Pour 2022, les livrets A et LDDS ont produit 1,375% net en moyenne sur l'année. Ils ont rapporté 0,50% en janvier, puis 1% de février à juillet et 2% d'août à décembre. Avec une inflation à 5,2% et un encours total de 509,7 milliards à fin 2022, le taux de rendement réel, qui tient compte de l'inflation, est négatif (-3,825%). Les épargnants sur les livrets A et LDDS ont perdu environ 19,5 milliards sur un an.

Pour l'assurance vie support euro, le rendement réel est de -3,3% (1,9% -5,2%) et le total du fonds euro s'est établi à 1.827 milliards d'euros. Les épargnants en assurance vie en fonds euro ont perdu environ 60 milliards d'euros en 2022.

Les épargnants doivent encore s'inquiéter de la remontée des prix et de la politique monétaire de la BCE. Il apparait clair que la BCE a fait et fera de la politique tout court en privilégiant la soutenabilité des dettes publiques par rapport au pouvoir d'achats des Européens. La BCE respecte-t-elle sa mission principale ?
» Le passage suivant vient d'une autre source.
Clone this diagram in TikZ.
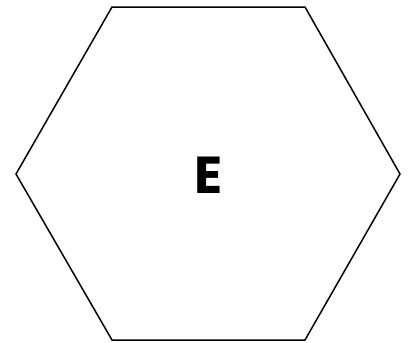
\documentclass[tikz,border=0pt]{standalone}
\usepackage{fontspec}
\newfontfamily\labelfont{Poppins}
\begin{document}
\begin{tikzpicture}[x=1pt,y=-1pt,
  hexline/.style={draw=black,line width=1.5pt,line join=miter},
  hexlabel/.style={font=\labelfont\fontsize{52}{60}\selectfont\bfseries,text=black}]
\useasboundingbox (0,0) rectangle (410,343);
\coordinate (p1) at (112,7);
\coordinate (p2) at (305,7);
\coordinate (p3) at (400,174);
\coordinate (p4) at (305,340);
\coordinate (p5) at (112,340);
\coordinate (p6) at (16,174);
\draw[hexline] (p1) -- (p2) -- (p3) -- (p4) -- (p5) -- (p6) -- cycle;
\node[hexlabel,inner sep=0pt] (e) at (209,175) {E};
\end{tikzpicture}
\end{document}
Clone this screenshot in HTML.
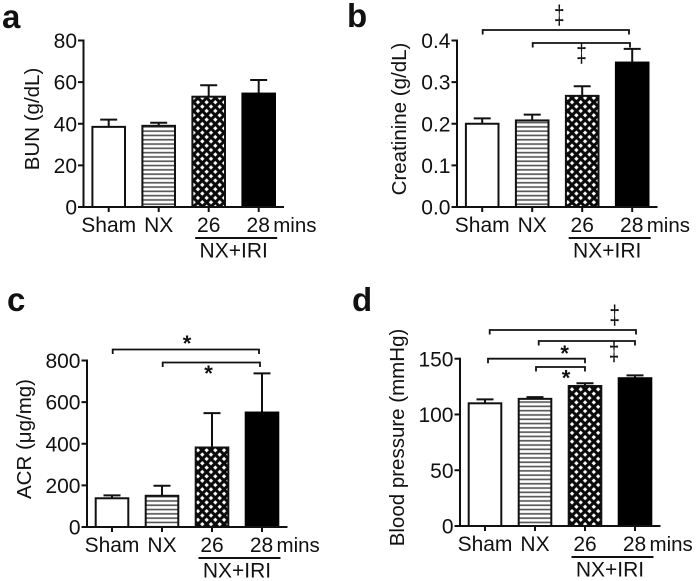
<!DOCTYPE html>
<html lang="en">
<head>
<meta charset="utf-8">
<title>Renal function bar charts</title>
<style>
html,body{margin:0;padding:0;background:#fff;width:697px;height:581px;overflow:hidden}
svg{display:block;filter:blur(0.35px)}
text{font-family:"Liberation Sans",Arial,sans-serif;fill:#111}
</style>
</head>
<body>
<svg id="figure" xmlns="http://www.w3.org/2000/svg" width="697" height="581" viewBox="0 0 697 581">
  <defs>
    <pattern id="hatch-lines" patternUnits="userSpaceOnUse" width="8" height="4.3">
      <rect width="8" height="4.3" fill="#fff"/>
      <rect y="1.3" width="8" height="1.7" fill="#5a5a5a"/>
    </pattern>
    <pattern id="hatch-cross" patternUnits="userSpaceOnUse" width="8.7" height="8.7">
      <rect width="8.7" height="8.7" fill="#0a0a0a"/>
      <polygon points="2.2,0 4.4,2.2 2.2,4.4 0,2.2" fill="#fff"/>
      <polygon points="6.55,4.35 8.7,6.55 6.55,8.7 4.35,6.55" fill="#fff"/>
    </pattern>
  </defs>
</svg>
<script>
const categories = ['Sham', 'NX', '26', '28'];

const bunValues = [38.5, 39, 53, 54.5];
const bunErrorTops = [42, 40.5, 58.5, 61];
const bunTicks = ['0', '20', '40', '60', '80'];

const creatinineValues = [0.2, 0.208, 0.267, 0.347];
const creatinineErrorTops = [0.213, 0.222, 0.29, 0.38];
const creatinineTicks = ['0.0', '0.1', '0.2', '0.3', '0.4'];

const acrValues = [138, 150, 382, 550];
const acrErrorTops = [152, 198, 547, 738];
const acrTicks = ['0', '200', '400', '600', '800'];

const pressureValues = [110, 114, 125.5, 132.5];
const pressureErrorTops = [113.5, 115.5, 128, 135];
const pressureTicks = ['0', '50', '100', '150'];

const svg = document.getElementById('figure');
const NS = 'http://www.w3.org/2000/svg';
const INK = '#111';
const BAR_FILLS = ['#fff', 'url(#hatch-lines)', 'url(#hatch-cross)', '#000'];

function shape(tag, props, text) {
  const el = document.createElementNS(NS, tag);
  for (const k in props) el.setAttribute(k, props[k]);
  if (text !== undefined) el.textContent = text;
  svg.appendChild(el);
  return el;
}

function line(x1, y1, x2, y2, w) {
  return shape('line', {x1, y1, x2, y2, stroke: INK, 'stroke-width': w || 2});
}

function drawPanel(p) {
  const yOf = v => p.bottom - (v / p.max) * (p.bottom - p.top);
  const xOf = i => p.firstCenter + i * 50;

  const letter = shape('text', {x: p.letterX, y: p.letterY, 'font-size': 33, 'font-weight': 'bold', fill: '#000'}, p.letter);
  
  

  const title = shape('text', {
    x: p.titleX, y: p.titleY, 'font-size': 20.5, 'text-anchor': 'middle',
    transform: 'rotate(-90 ' + p.titleX + ' ' + p.titleY + ')'
  }, p.title);
  
  

  p.values.forEach((v, i) => {
    const cx = xOf(i);
    const stem = line(cx, yOf(p.errorTops[i]), cx, yOf(v));
    
    
    const cap = line(cx - 8.5, yOf(p.errorTops[i]), cx + 8.5, yOf(p.errorTops[i]));
    
    
    const bar = shape('rect', {
      x: cx - 16.3, y: yOf(v), width: 32.6, height: p.bottom - yOf(v),
      fill: BAR_FILLS[i], stroke: i === 3 ? '#000' : INK, 'stroke-width': 2
    });
    
    
    const tick = line(cx, p.bottom, cx, p.bottom + 5);
    
    
    const label = shape('text', {
      x: cx + (i === 3 ? -0.5 : 0), y: p.bottom + 25, 'font-size': 21, 'text-anchor': 'middle'
    }, categories[i]);
    
    
  });

  const yAxis = line(p.axisX, p.top - 1, p.axisX, p.bottom + 1);
  
  
  const xAxis = line(p.axisX - 5.5, p.bottom, p.axisX + 200.5, p.bottom);
  
  

  p.ticks.forEach(t => {
    const y = yOf(parseFloat(t));
    const mark = line(p.axisX - 5.5, y, p.axisX, y);
    
    
    const label = shape('text', {x: p.axisX - 6.5, y: y + 7.6, 'font-size': 21, 'text-anchor': 'end'}, t);
    
    
  });

  const mins = shape('text', {x: xOf(3) + 14.5, y: p.bottom + 25, 'font-size': 20.5}, 'mins');
  
  
  const under = line(xOf(2) - 13.5, p.bottom + 31, xOf(3) + 18.5, p.bottom + 31);
  
  
  const group = shape('text', {x: xOf(2) + 25, y: p.bottom + 50.5, 'font-size': 21, 'text-anchor': 'middle'}, 'NX+IRI');
  
  

  p.brackets.forEach((b, n) => {
    const path = shape('path', {
      d: 'M' + b[0] + ' ' + (b[2] + 4.5) + 'V' + b[2] + 'H' + b[1] + 'V' + (b[2] + 4.5),
      fill: 'none', stroke: INK, 'stroke-width': 1.8
    });
    
    
  });

  p.marks.forEach((m, n) => {
    const isStar = m[0] === '*';
    const props = {
      'font-size': isStar ? 22 : 19,
      'text-anchor': 'middle', 'font-weight': isStar ? 'bold' : 'normal'
    };
    if (isStar) {
      props.x = m[1];
      props.y = m[2] + 10;
    } else {
      props.x = 0;
      props.y = 0;
      props.transform = 'translate(' + m[1] + ' ' + (m[2] + 8) + ') scale(1 1.4)';
    }
    const mark = shape('text', props, m[0]);
    
    
  });
}

drawPanel({
  letter: 'a', letterX: 2, letterY: 28, title: 'BUN (g/dL)', titleX: 39, titleY: 119,
  axisX: 83.5, top: 40.5, bottom: 207, max: 80, firstCenter: 108.7,
  values: bunValues, errorTops: bunErrorTops, ticks: bunTicks, brackets: [], marks: []
});
drawPanel({
  letter: 'b', letterX: 347, letterY: 27, title: 'Creatinine (g/dL)', titleX: 406, titleY: 119,
  axisX: 457, top: 40.5, bottom: 207, max: 0.4, firstCenter: 482.2,
  values: creatinineValues, errorTops: creatinineErrorTops, ticks: creatinineTicks,
  brackets: [[482.7, 629, 30], [532.7, 630, 43]],
  marks: [['\u2021', 559.3, 16], ['\u2021', 581.5, 54]]
});
drawPanel({
  letter: 'c', letterX: 7, letterY: 311, title: 'ACR (\u03bcg/mg)', titleX: 31, titleY: 439,
  axisX: 87, top: 360.5, bottom: 527, max: 800, firstCenter: 112,
  values: acrValues, errorTops: acrErrorTops, ticks: acrTicks,
  brackets: [[112.7, 259, 349.5], [162.7, 260, 362.5]],
  marks: [['*', 187, 341], ['*', 208.5, 371]]
});
drawPanel({
  letter: 'd', letterX: 352, letterY: 311, title: 'Blood pressure (mmHg)', titleX: 404, titleY: 437.5,
  axisX: 460, top: 358.7, bottom: 526, max: 150, firstCenter: 485,
  values: pressureValues, errorTops: pressureErrorTops, ticks: pressureTicks,
  brackets: [[489.7, 636, 330], [538.7, 635, 341], [488, 585, 358.7], [536, 585, 367]],
  marks: [['\u2021', 614.7, 316], ['\u2021', 614, 352.7], ['*', 564.7, 351], ['*', 566, 375.7]]
});
</script>
</body>
</html>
Les gagnants sont les banques et les États européens

Uniquement entre juin 2022 et fin mars 2023, pour les banques de la zone euro, la hausse rapide des taux a permis à la marge nette d'intérêts de progresser de plus de 100 milliards d'euros d'après les calculs d'Allianz Global Investors. Les taux d'intérêt bas de la BCE et l'inflation élevée génèrent une perte de 1.000 milliards d'euros de pouvoir d'achat pour les épargnants européens rien qu'en 2022.

La France peut remercier la BCE

D'après le DGFIP (Direction générale des finances publiques) les recettes de la TVA en France ont progressé de 8,9% en 2022 par rapport à 2021. Les recettes sur l'impôt société ont atteint 18,9% des recettes fiscales en 2022, un niveau jamais vu alors même que son taux d'imposition a été réduit de 33% à 25%, etc.

Avec les prélèvements obligatoires qui ont augmenté de 3 points entre 2002 (42,2%) et fin 2022 (45,3%), avec l'inflation et les taux directeurs qui grignotent les épargnes des ménages, il est temps d'alléger d'une manière significative l'impôt sur le revenu et d'augmenter les taux des placements réglementés.